**Brief:** Determine how many lines below hold the string "matplotlib". Reply with the number alone.

┄┄┄┄┄┄┄┄┄┄

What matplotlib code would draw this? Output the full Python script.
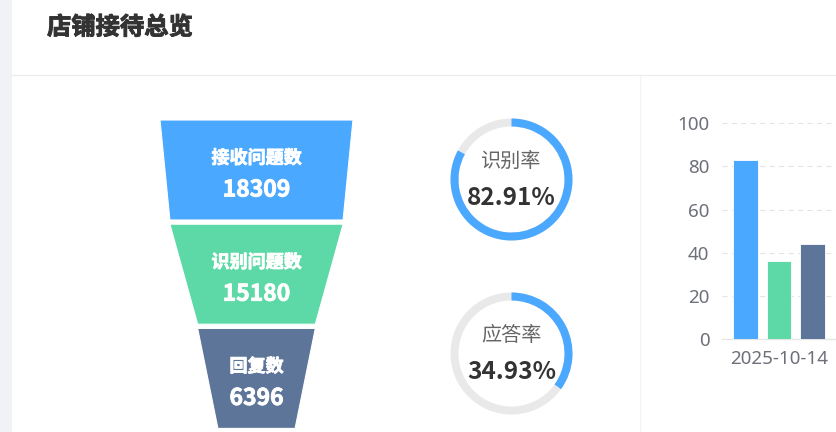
import matplotlib
matplotlib.use("Agg")
import matplotlib.pyplot as plt
from matplotlib.patches import Polygon, Rectangle, Wedge
import matplotlib.patheffects as pe
import numpy as np

plt.rcParams['font.family'] = ['Noto Sans CJK SC', 'DejaVu Sans']

# ---------------- data ----------------
title = "店铺接待总览"
funnel_names = ["接收问题数", "识别问题数", "回复数"]
funnel_values = [18309, 15180, 6396]
funnel_colors = ["#4ba8ff", "#5cd9a6", "#5d7599"]

gauge_names = ["识别率", "应答率"]
gauge_values = [82.91, 34.93]

bar_category = ["2025-10-14"]
bar_values = [82.9, 36.2, 44.0]
bar_colors = ["#4ba8ff", "#5cd9a6", "#5d7599"]
y_ticks = [0, 20, 40, 60, 80, 100]

# ---------------- figure ----------------
W, H = 837, 432
fig = plt.figure(figsize=(W / 100, H / 100), dpi=100)
fig.patch.set_facecolor("white")
ax = fig.add_axes([0, 0, 1, 1])
ax.set_xlim(0, W)
ax.set_ylim(H, 0)
ax.axis("off")

# page background strip and separators
ax.add_patch(Rectangle((0, 0), 12, H, color="#f0f2f5", lw=0))
ax.plot([12, W], [74.5, 74.5], color="#ebebeb", lw=0.8)
ax.plot([640.5, 640.5], [75, H], color="#f3f3f3", lw=0.8)

ax.text(47, 27.5, title, fontsize=17.5, fontweight="bold", color="#333333",
        va="center", ha="left",
        path_effects=[pe.withStroke(linewidth=0.7, foreground="#333333")])

# ---------------- funnel ----------------
fx, ftop, seg_h, gap, max_w, min_size = 256.5, 120.0, 100.0, 4.2, 193.0, 0.4
vmax = max(funnel_values)


def fwidth(v):
    return max_w * (min_size + (1 - min_size) * v / vmax)


y = ftop
for i, (name, val, col) in enumerate(zip(funnel_names, funnel_values, funnel_colors)):
    nxt = funnel_values[i + 1] if i + 1 < len(funnel_values) else 0
    w1, w2 = fwidth(val), fwidth(nxt)
    pts = [(fx - w1 / 2, y), (fx + w1 / 2, y), (fx + w2 / 2, y + seg_h), (fx - w2 / 2, y + seg_h)]
    ax.add_patch(Polygon(pts, closed=True, facecolor=col, edgecolor="white", lw=0.8))
    cy = y + seg_h / 2
    stroke = [pe.withStroke(linewidth=0.6, foreground="white")]
    ax.text(fx, cy - 12, name, color="white", fontsize=13, fontweight="bold",
            ha="center", va="center", path_effects=stroke)
    ax.text(fx, cy + 20, f"{val}", color="white", fontsize=16.5, fontweight="bold",
            ha="center", va="center", path_effects=stroke)
    y += seg_h + gap

# ---------------- gauges ----------------
gcx, gcy_list, r_out, ring = 511.5, [179.5, 353.5], 61.0, 8.0
for name, val, gcy in zip(gauge_names, gauge_values, gcy_list):
    ax.add_patch(Wedge((gcx, gcy), r_out, 0, 360, width=ring, facecolor="#e9e9e9", lw=0))
    ax.add_patch(Wedge((gcx, gcy), r_out, -90, -90 + 360 * val / 100, width=ring,
                       facecolor="#4ba8ff", lw=0))
    ax.text(gcx, gcy - 18, name, color="#666666", fontsize=14.5, ha="center", va="center")
    ax.text(gcx, gcy + 18.5, f"{val:.2f}%", color="#333333", fontsize=17.5,
            fontweight="bold", ha="center", va="center")

# ---------------- bar chart ----------------
left, right, y0, y100 = 722, 836, 339, 123.3
bax = fig.add_axes([left / W, (H - y0) / H, (right - left) / W, (y0 - y100) / H])
bax.set_xlim(-0.5, 0.5)
bax.set_ylim(0, 100)
n = len(bar_values)
offs = (np.arange(n) - (n - 1) / 2) * 0.291
bax.bar(offs, bar_values, width=0.219, color=bar_colors, edgecolor="#ffffff", lw=0.6, zorder=3)
bax.set_yticks(y_ticks)
bax.set_yticklabels([str(t) for t in y_ticks])
bax.set_xticks([0])
bax.set_xticklabels(bar_category)
for t in y_ticks[1:]:
    bax.axhline(t, color="#e3e3e3", lw=0.8, dashes=(4.5, 4), zorder=1)
for s in ["top", "right", "left"]:
    bax.spines[s].set_visible(False)
bax.spines["bottom"].set_color("#e6e6e6")
bax.spines["bottom"].set_linewidth(1.0)
bax.tick_params(axis="both", length=0, colors="#6e7079", labelsize=13.5)
bax.tick_params(axis="y", pad=9)
bax.tick_params(axis="x", pad=8)
for lab in bax.get_xticklabels() + bax.get_yticklabels():
    lab.set_family(["Noto Sans", "DejaVu Sans"])
bax.set_facecolor("none")

fig.savefig("out.png", dpi=100, facecolor="white")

┄┄┄┄┄┄┄┄┄┄

**Worked answer:** 6